WHILE the thaw in East-West relations may signal to some that the cold war has ended, spying on facsimile communications, especially in the area of industrial espionage, is heating up. The espionage efforts of the Soviet Union have been given a major boost by the rise in faxes, says Desmond Ball, head of the Strategic and Defence Studies Centre at Australia National University.

``Since most people do not encrypt their faxes, normal communications, blueprints, and company documents are all pretty accessible,'' Mr. Ball says. He estimates that the Soviets are intercepting 100 percent of the facsimile traffic in many regions of the world.

Ball is an international expert on signals intelligence (SIGINT). In the past two years, his research has been the primary source of public information in Australia on the jointly run Australia-United States spy-satellite communication facilities. Now he's published two books and a research paper on Soviet SIGINT operations which, Ball says, are ``the most extensive and most comprehensive'' of any nation.

The US SIGINT program employs about 65,000 people. But Ball and other intelligence experts estimate the Soviets have almost five times as many people working on signals intelligence. Some are trained electronic eavesdroppers stationed in diplomatic facilities and about 450 listening posts in the Soviet Union and Warsaw Pact countries. Many more are analysts employed to sift through the intercepted communications.

``The whole area of Soviet external intelligence collection has increased quite dramatically in the last three to five years,'' Ball says.

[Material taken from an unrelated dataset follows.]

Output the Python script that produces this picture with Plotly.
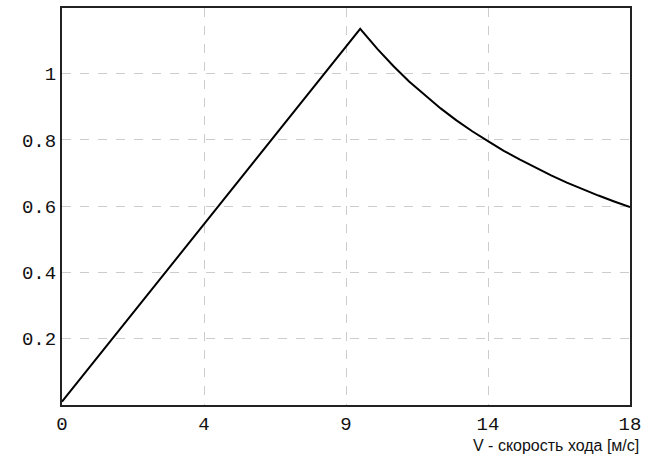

The restructuring of the KGB, the Soviet secret police, and a substantial boost in funding to the GRU, the military intelligence organization, has doubled the Soviets' covert activity.

Ball bases this estimate on indicators such as a rise in SIGINT staffing (partly to intercept fax traffic), the number of spies arrested, an increase in blackmail cases, and the number of people reporting being approached by the Soviets to be recruited for espionage.

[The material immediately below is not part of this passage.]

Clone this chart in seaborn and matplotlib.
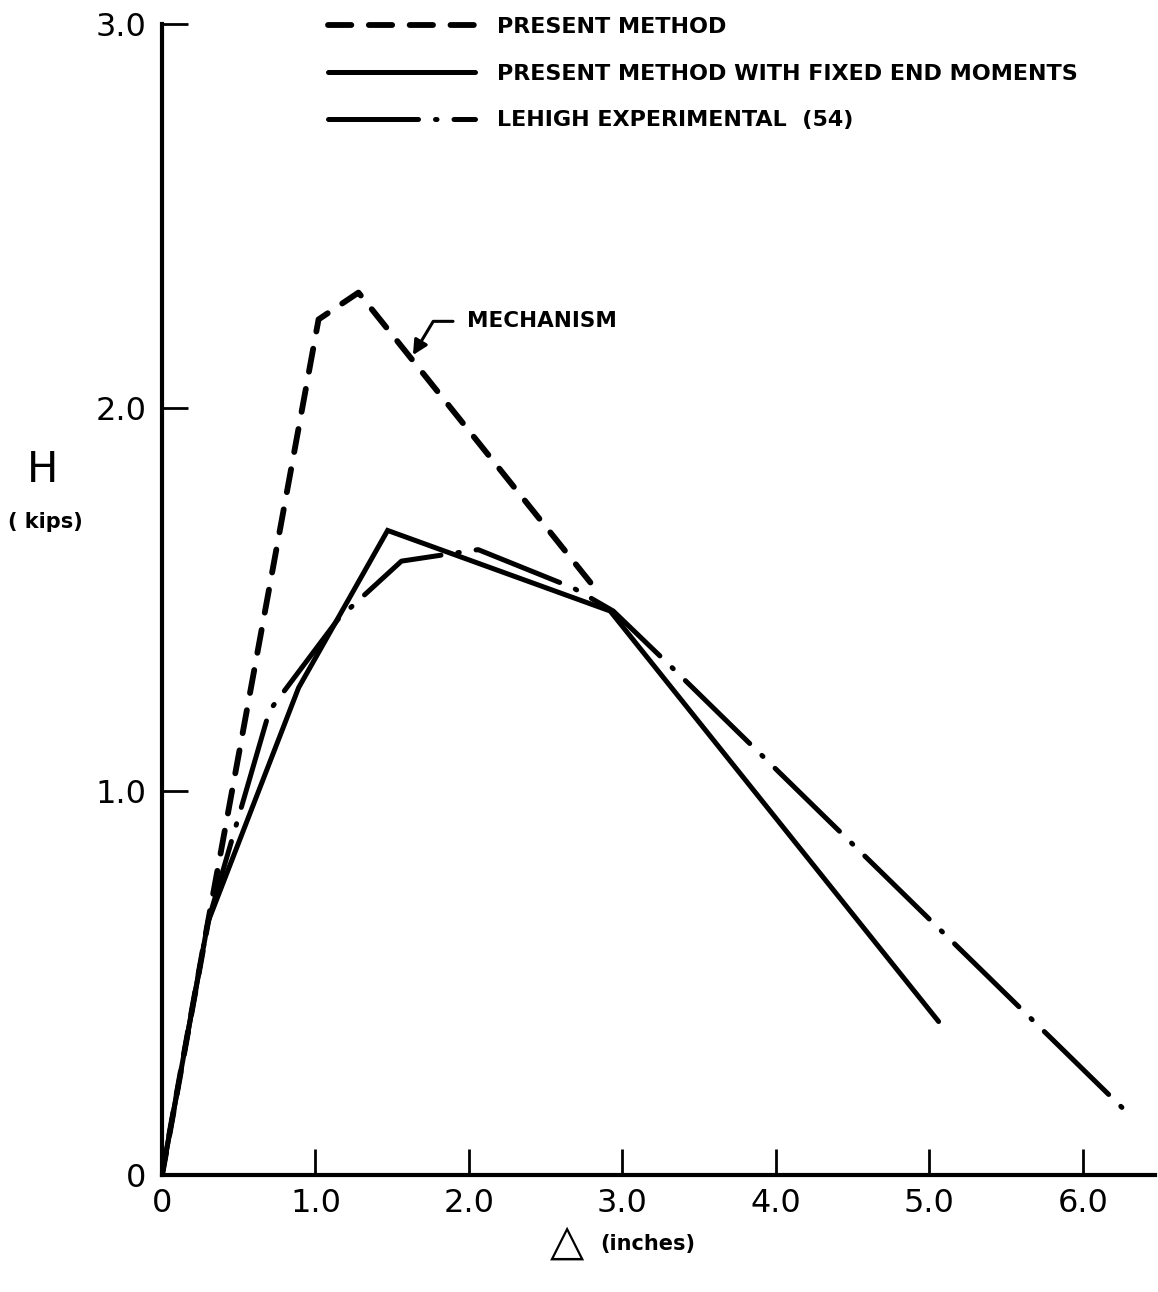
import numpy as np
import pandas as pd
import matplotlib
matplotlib.use("Agg")
import matplotlib.pyplot as plt
import seaborn as sns

sns.set_theme(style="white")
plt.rcParams["font.family"] = ["DejaVu Sans"]

# ---- data ----
present_x = [0.0, 0.30, 1.02, 1.28, 2.84]
present_y = [0.0, 0.66, 2.23, 2.30, 1.52]

fixed_x = [0.0, 0.30, 0.89, 1.47, 2.92, 5.06]
fixed_y = [0.0, 0.66, 1.27, 1.68, 1.47, 0.40]

lehigh_x = [0.0, 0.30, 0.70, 1.15, 1.56, 2.06, 2.68, 2.94, 3.33, 6.27]
lehigh_y = [0.0, 0.66, 1.21, 1.45, 1.60, 1.63, 1.53, 1.47, 1.32, 0.17]

labels = ["PRESENT METHOD",
          "PRESENT METHOD WITH FIXED END MOMENTS",
          "LEHIGH EXPERIMENTAL  (54)"]
x_ticks = [0, 1, 2, 3, 4, 5, 6]
x_ticklabels = ["0", "1.0", "2.0", "3.0", "4.0", "5.0", "6.0"]
y_ticks = [0, 1, 2, 3]
y_ticklabels = ["0", "1.0", "2.0", "3.0"]

fig = plt.figure(figsize=(11.58, 12.92), dpi=100)
ax = fig.add_axes([162 / 1158, 1 - 1175 / 1292, (1155 - 162) / 1158, (1175 - 24) / 1292])

sns.lineplot(x=present_x, y=present_y, ax=ax, sort=False, estimator=None,
             color="black", lw=4.2, linestyle=(0, (4.0, 3.0)),
             dash_capstyle="round", label=labels[0])
sns.lineplot(x=fixed_x, y=fixed_y, ax=ax, sort=False, estimator=None,
             color="black", lw=3.6, solid_capstyle="round", solid_joinstyle="miter",
             label=labels[1])
sns.lineplot(x=lehigh_x, y=lehigh_y, ax=ax, sort=False, estimator=None,
             color="black", lw=3.6, linestyle=(0, (18, 3.4, 0.3, 3.4)),
             dash_capstyle="round", label=labels[2])

ax.set_xlim(0, 6.47)
ax.set_ylim(0, 3.0)
ax.set_xticks(x_ticks)
ax.set_xticklabels(x_ticklabels)
ax.set_yticks(y_ticks)
ax.set_yticklabels(y_ticklabels)
ax.tick_params(axis="both", which="major", bottom=True, left=True, top=False, right=False,
               direction="in", length=19, width=2, color="black",
               labelsize=23, labelcolor="black")
ax.tick_params(axis="x", pad=9)
ax.tick_params(axis="y", pad=11)
for s in ["top", "right"]:
    ax.spines[s].set_visible(False)
for s in ["left", "bottom"]:
    ax.spines[s].set_color("black")
    ax.spines[s].set_linewidth(3)
ax.set_xlabel("")
ax.set_ylabel("")

leg = ax.legend(loc="upper left", bbox_to_anchor=(308 / 1158, 1 + 3 / 1292),
                bbox_transform=fig.transFigure, frameon=False,
                handlelength=6.6, handletextpad=1.0, labelspacing=1.2,
                prop={"size": 16, "weight": "bold"})
for t in leg.get_texts():
    t.set_color("black")

ax.annotate("MECHANISM", xy=(1.635, 2.137), xytext=(1.99, 2.225),
            fontsize=15.5, fontweight="bold", color="black", va="center", ha="left",
            arrowprops=dict(arrowstyle="-|>", color="black", lw=2.2, mutation_scale=22,
                            shrinkA=8, shrinkB=0, relpos=(0, 0.5),
                            connectionstyle="angle,angleA=0,angleB=59,rad=0"))

fig.text(43 / 1158, 1 - 470 / 1292, "H", fontsize=30, ha="center", va="center", color="black")
fig.text(45 / 1158, 1 - 522 / 1292, "( kips)", fontsize=15, fontweight="bold",
         ha="center", va="center", color="black")
fig.text(567 / 1158, 1 - 1242 / 1292, "\u25B3", fontsize=32, ha="center", va="center",
         color="black")
fig.text(600 / 1158, 1 - 1244 / 1292, "(inches)", fontsize=15, fontweight="bold",
         ha="left", va="center", color="black")

fig.savefig("out.png", dpi=100, facecolor="white")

Ball gives two reasons for the surge in spy activities. First, Soviet leader Mikhail Gorbachev may have given the KGB the green light for increasing foreign spying as a trade-off for curbing its domestic activities. Second, the political success of perestroika (restructuring) depends partly on producing economic results. Stealing commercial secrets, which has ``increased dramatically,'' Ball says, can provide shortcuts.

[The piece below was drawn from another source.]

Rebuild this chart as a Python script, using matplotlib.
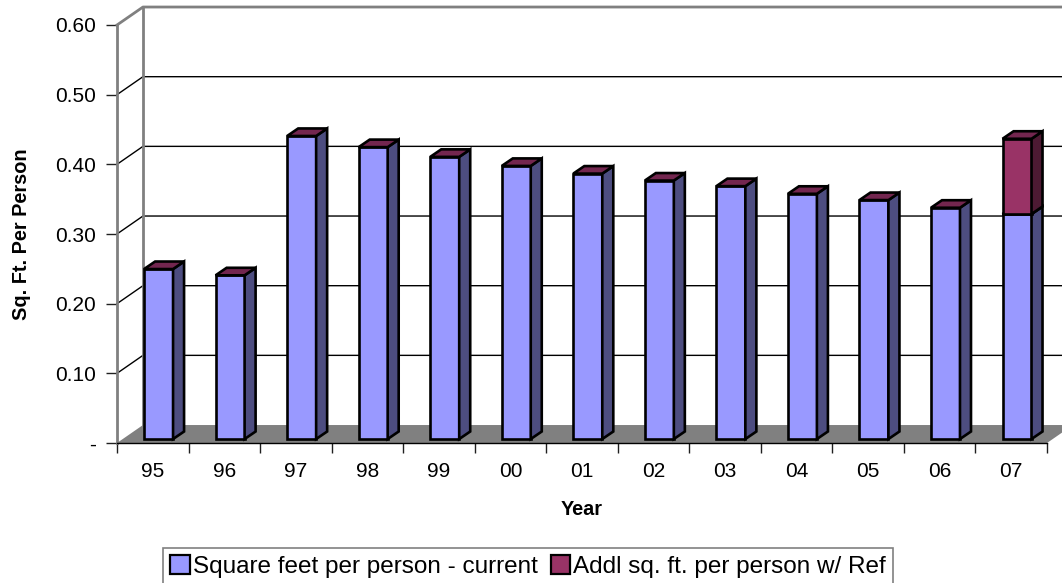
import numpy as np
import matplotlib
matplotlib.use('Agg')
import matplotlib.pyplot as plt
from matplotlib.patches import Polygon, Patch

plt.rcParams['font.family'] = ['Liberation Sans', 'DejaVu Sans']

years = ['95', '96', '97', '98', '99', '00', '01', '02', '03', '04', '05', '06', '07']
current = [0.244, 0.235, 0.435, 0.419, 0.405, 0.392, 0.381, 0.371, 0.363, 0.352, 0.343, 0.332, 0.323]
additional = [0, 0, 0, 0, 0, 0, 0, 0, 0, 0, 0, 0, 0.108]
yticks = [0.0, 0.1, 0.2, 0.3, 0.4, 0.5, 0.6]
ytick_labels = ['-', '0.10', '0.20', '0.30', '0.40', '0.50', '0.60']

# colours of the three visible faces per series
BLUE = ('#9999ff', '#4d4d80', '#73264f')
MAROON = ('#993366', '#4d1a33', '#73264f')
WALL = '#808080'

# 3-d look, in data units
DX, DY = 0.363, 0.0258        # full depth of the box
BX, BY = 0.154, 0.0108        # depth of one bar
SHIFT_X, BASE = 0.081, 0.0057 # bar front plane sits a little behind the axis
WIDTH = 0.405


def draw_block(ax, x0, y0, h, colors):
    front, side, top = colors
    y1 = y0 + h
    kw = dict(edgecolor='black', linewidth=1.9, joinstyle='miter', clip_on=False, zorder=5)
    ax.add_patch(Polygon([(x0, y0), (x0 + WIDTH, y0), (x0 + WIDTH, y1), (x0, y1)],
                         facecolor=front, **kw))
    ax.add_patch(Polygon([(x0 + WIDTH, y0), (x0 + WIDTH + BX, y0 + BY),
                          (x0 + WIDTH + BX, y1 + BY), (x0 + WIDTH, y1)],
                         facecolor=side, **kw))
    ax.add_patch(Polygon([(x0, y1), (x0 + WIDTH, y1), (x0 + WIDTH + BX, y1 + BY),
                          (x0 + BX, y1 + BY)], facecolor=top, **kw))


fig = plt.figure(figsize=(10.62, 5.83), dpi=100)
ax = fig.add_axes([117 / 1062, 140 / 583, 930 / 1062, 418 / 583])
n = len(years)
ax.set_xlim(-0.5, n - 0.5)
ax.set_ylim(0, 0.6)

left = -0.5
right = n - 0.5
far_right = right + 2

# side wall and back wall gridlines
for v in yticks[1:-1]:
    ax.plot([left, left + DX, far_right], [v, v + DY, v + DY],
            color='black', lw=1, clip_on=False, zorder=1)
# wall outlines
ax.plot([left, left + DX, far_right], [0.6, 0.6 + DY, 0.6 + DY],
        color=WALL, lw=2, clip_on=False, zorder=2)
ax.plot([left + DX, left + DX], [DY, 0.6 + DY], color=WALL, lw=2, clip_on=False, zorder=2)

# floor
ax.add_patch(Polygon([(left, 0), (right, 0), (right + DX, DY), (left + DX, DY)],
                     facecolor=WALL, edgecolor='none', clip_on=False, zorder=3))

for i in range(n):
    x0 = i + SHIFT_X - WIDTH / 2
    draw_block(ax, x0, BASE, current[i], BLUE)
    if additional[i] > 0:
        draw_block(ax, x0, BASE + current[i], additional[i], MAROON)

for s in ['top', 'right']:
    ax.spines[s].set_visible(False)
ax.spines['left'].set_color(WALL)
ax.spines['left'].set_linewidth(2)
ax.spines['bottom'].set_color('black')
ax.spines['bottom'].set_linewidth(1)
ax.spines['bottom'].set_zorder(4)

ax.set_yticks(yticks)
ax.set_yticklabels(ytick_labels, fontsize=15)
ax.tick_params(axis='y', length=8, width=1, color='#202020', pad=7)

ax.set_xticks(np.arange(-0.5, n, 1))
ax.set_xticklabels([])
ax.set_xticks(np.arange(n), minor=True)
ax.set_xticklabels(years, minor=True, fontsize=15)
ax.tick_params(axis='x', which='major', length=7, width=1, color='#202020')
ax.tick_params(axis='x', which='minor', length=0, pad=14)

ax.set_xlabel('Year', fontsize=14.3, fontweight='bold')
ax.xaxis.set_label_coords(0.5, -0.137)
ax.set_ylabel('Sq. Ft. Per Person', fontsize=14.3, fontweight='bold')
ax.yaxis.set_label_coords(-0.092, 0.5)

handles = [Patch(facecolor=BLUE[0], edgecolor='black', linewidth=1.6),
           Patch(facecolor=MAROON[0], edgecolor='black', linewidth=1.6)]
leg = fig.legend(handles, ['Square feet per person - current', 'Addl sq. ft. per person w/ Ref'],
                 loc='upper left', bbox_to_anchor=(163 / 1062, 1 - 548 / 583), ncol=2,
                 fontsize=17.5, frameon=True, fancybox=False, borderpad=0.3,
                 handlelength=0.8, handleheight=0.8, handletextpad=0.12,
                 columnspacing=0.55, borderaxespad=0)
leg.get_frame().set_edgecolor('#606060')
leg.get_frame().set_linewidth(1.2)

fig.savefig('out.png', dpi=100)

He says the number of KGB and GRU agents in Southeast Asia has doubled in the last several years.

One of the aims of Ball's research is to educate the public about the magnitude of Soviet SIGINT activities. Protecting communications is relatively easy. Many businesses are unaware of the spying going on, he says.

In addition, many governmental departments don't take precautions when transmitting data because their own intelligence organizations have kept them in the dark about foreign-espionage capabilities, according to Ball.